Give them their own copy

Ed Avis on 2009-06-30T12:11:26

Why not give them a dump of your whole database and let them load it on their own server? It won't keep up to date, but if ad hoc queries are all they need then that won't matter.

Reinventing the wheel by implementing your own home-grown query language instead of SQL may make sense in some cases, but it's not necessarily the best way.

Re:Give them their own copy

Ovid on 2009-06-30T12:30:05

Thought about that, but they need live data. Our data changes rapidly and being even one day out of date is like playing the stock market by reading a day old newspaper (well, ok, not quite that severe :). It would be good to have a series of read-only slave servers, but that still puts us in the position of them insisting that we can't make that important database change just yet. We've had that happen enough times that we have nasty hacks in our code and database to work around these issues.

Re:Give them their own copy

Ed Avis on 2009-06-30T16:09:33
How about an interface that lets them submit arbitrary SQL queries, but checks them against a whitelist first. So for example your customer might say 'we need to SELECT COUNT(*) FROM FOO' and you would say 'that seems fine, I will add it to the list'. The next day they ask for 'SELECT FRED FROM BAR' and you decide no, the FRED column is an implementation detail I don't want to support forever, so I will not allow them to make that query. That way you have control over what's happening.
If they want a particular query, it's then your call whether to permit it, do the work to add it to your RESTful interface instead, or pick some compromise like making a view for them to use.
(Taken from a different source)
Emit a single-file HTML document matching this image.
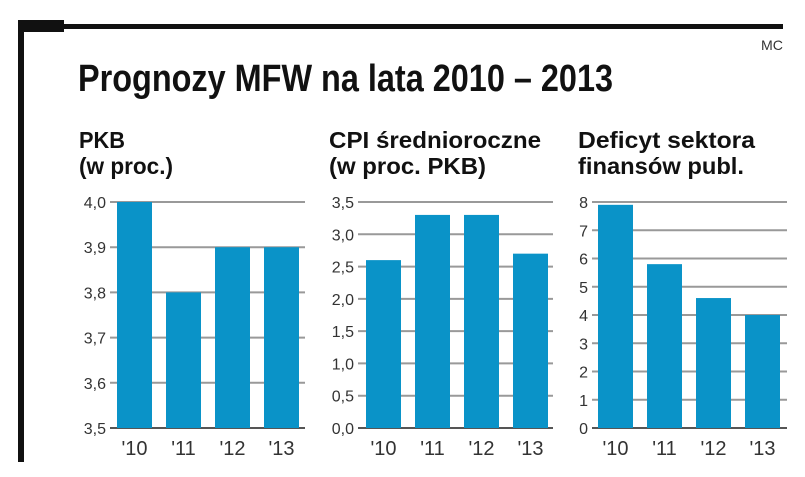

Or, indeed, deny the request. This gives you more options than allowing or disallowing SQL queries as a whole.
If you want to be especially evil, the SQL gateway can have a mortality rule so that ad-hoc queries are allowed only for one week after they're added, and after that automatically disabled unless re-requested. This could sometimes be better than adding a new documented interface to your API just for a very temporary need.

Oracle?

djberg96 on 2009-06-30T12:41:59

At Qwest we had a snapshot of the production database for people to run reports off of. It had a few limitations (you couldn't snap some of the larger field types), but it worked pretty well.

Also, with Oracle you can set IO limits on a per account basis, so queries like the one you mention would simply timeout after a while.
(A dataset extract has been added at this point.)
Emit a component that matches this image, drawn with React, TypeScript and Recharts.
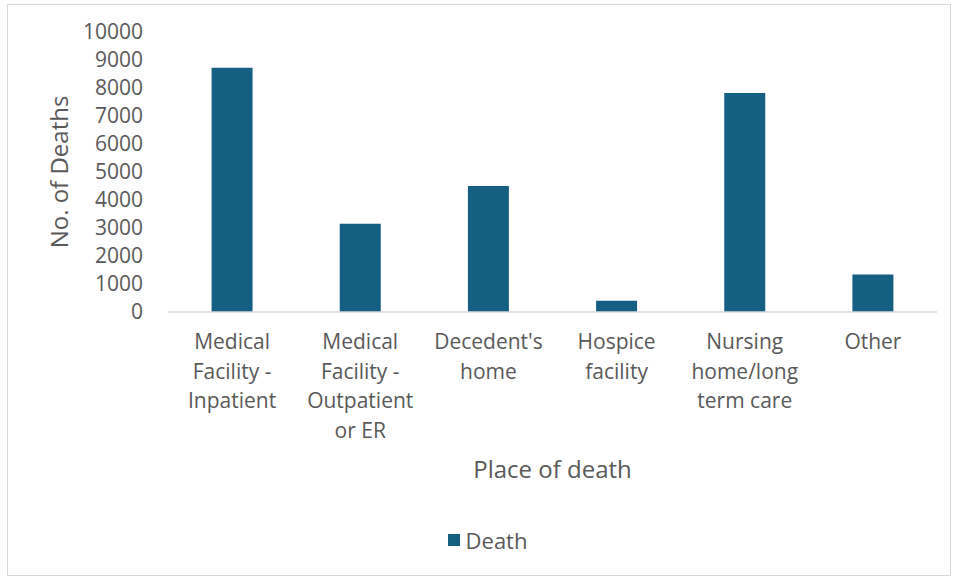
import { BarChart, Bar, XAxis, YAxis, Legend } from 'recharts';

const places = [
  'Medical Facility - Inpatient',
  'Medical Facility - Outpatient or ER',
  "Decedent's home",
  'Hospice facility',
  'Nursing home/long term care',
  'Other',
];
const placeLines = [
  ['Medical', 'Facility -', 'Inpatient'],
  ['Medical', 'Facility -', 'Outpatient', 'or ER'],
  ["Decedent's", 'home'],
  ['Hospice', 'facility'],
  ['Nursing', 'home/long', 'term care'],
  ['Other'],
];
const deaths = [8720, 3150, 4500, 400, 7820, 1340];
const yTicks = [0, 1000, 2000, 3000, 4000, 5000, 6000, 7000, 8000, 9000, 10000];

const data = places.map((place, i) => ({ place, lines: placeLines[i], Death: deaths[i] }));

const FONT = '"Open Sans", "Noto Sans", sans-serif';
const TEXT = '#595959';
const BAR = '#156082';

function PlaceTick(props: any) {
  const { x, y, payload, index } = props;
  const lines: string[] = placeLines[index] ?? [payload.value];
  return (
    <text x={x} y={y} textAnchor="middle" fill={TEXT} fontSize={21} fontFamily={FONT}>
      {lines.map((l, i) => (
        <tspan key={i} x={x} dy={i === 0 ? 29 : 29.5}>
          {l}
        </tspan>
      ))}
    </text>
  );
}

function YLabel(props: any) {
  const { viewBox } = props;
  const cx = viewBox.x + 20;
  const cy = viewBox.y + viewBox.height / 2;
  return (
    <text
      x={cx}
      y={cy}
      transform={`rotate(-90 ${cx} ${cy})`}
      textAnchor="middle"
      dominantBaseline="central"
      fill={TEXT}
      fontSize={24}
      fontFamily={FONT}
    >
      No. of Deaths
    </text>
  );
}

function LegendBox() {
  return (
    <div style={{ height: 30, display: 'flex', justifyContent: 'center', alignItems: 'center', fontFamily: FONT, fontSize: 22, color: TEXT }}>
      <span style={{ width: 12, height: 12, background: BAR, display: 'inline-block', marginRight: 6 }} />
      Death
    </div>
  );
}

export default function App() {
  return (
    <div
      style={{
        position: 'absolute',
        left: 7,
        top: 4,
        width: 942,
        height: 570,
        border: '1px solid #d9d9d9',
        background: '#fff',
      }}
    >
      <BarChart width={942} height={570} data={data} margin={{ top: 27, right: 13, bottom: 20, left: 30 }} barCategoryGap="34%">
        <XAxis
          dataKey="place"
          height={213}
          interval={0}
          tickLine={false}
          axisLine={{ stroke: '#d9d9d9', strokeWidth: 1.5 }}
          tick={<PlaceTick />}
          label={{ value: 'Place of death', position: 'insideBottom', offset: 47, fill: TEXT, fontSize: 24, fontFamily: FONT }}
        />
        <YAxis
          width={130}
          domain={[0, 10000]}
          ticks={yTicks}
          interval={0}
          axisLine={false}
          tickLine={false}
          tickSize={0}
          tickMargin={25}
          tick={{ fill: TEXT, fontSize: 21, fontFamily: FONT }}
          label={<YLabel />}
        />
        <Legend verticalAlign="bottom" content={<LegendBox />} />
        <Bar dataKey="Death" fill={BAR} isAnimationActive={false} />
      </BarChart>
    </div>
  );
}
Does MySQL provide such features?

Are You Talking about Databases?

chromatic on 2009-06-30T15:56:31

... good intentions mean nothing when you need to coordinate your internals with people who should know better than to violate encapsulation.

Perhaps Perl 5 should have a REST API for writing extensions.

Re:Are You Talking about Databases?

audreyt on 2009-06-30T21:47:23
Perhaps something like GHC Plugins? :-)

Counter-point

stinkingpig on 2009-06-30T23:18:28

I work on a project where the API is three years out of date and has gone through five licenses in those three years. Direct database access wins, sorry.

Re:Counter-point

Ovid on 2009-07-01T07:39:41

I don't know what "three years out of date" means in this context, but if you mean that neither management nor developers have bothered to address customer concerns for three years, than there are far larger problems than direct database access. If you meant something else, than I guess I can't respond to that :)
Nor do I know what five licenses has to do with the situation.

Counter-point

stinkingpig on 2009-07-01T13:09:54

You're telling me. Is that different than the norm? I find it to be very normal, as meeting all customer needs in a given release cycle is impractical.

The 5 licenses are important for accessing the API. Under some of them, the customer cannot use it without paying, while under others, they can. If my code used the API instead of the database, I'd have to rewrite during those changes. I didn't even mention the second (also incomplete) API that's struggling for relevance at Layer 8/9.

I suspect you're talking about SaaS though, since you even consider the possibility of a database that customers can't access. That's nice for the leading edge, but it's awfully early for use of "never".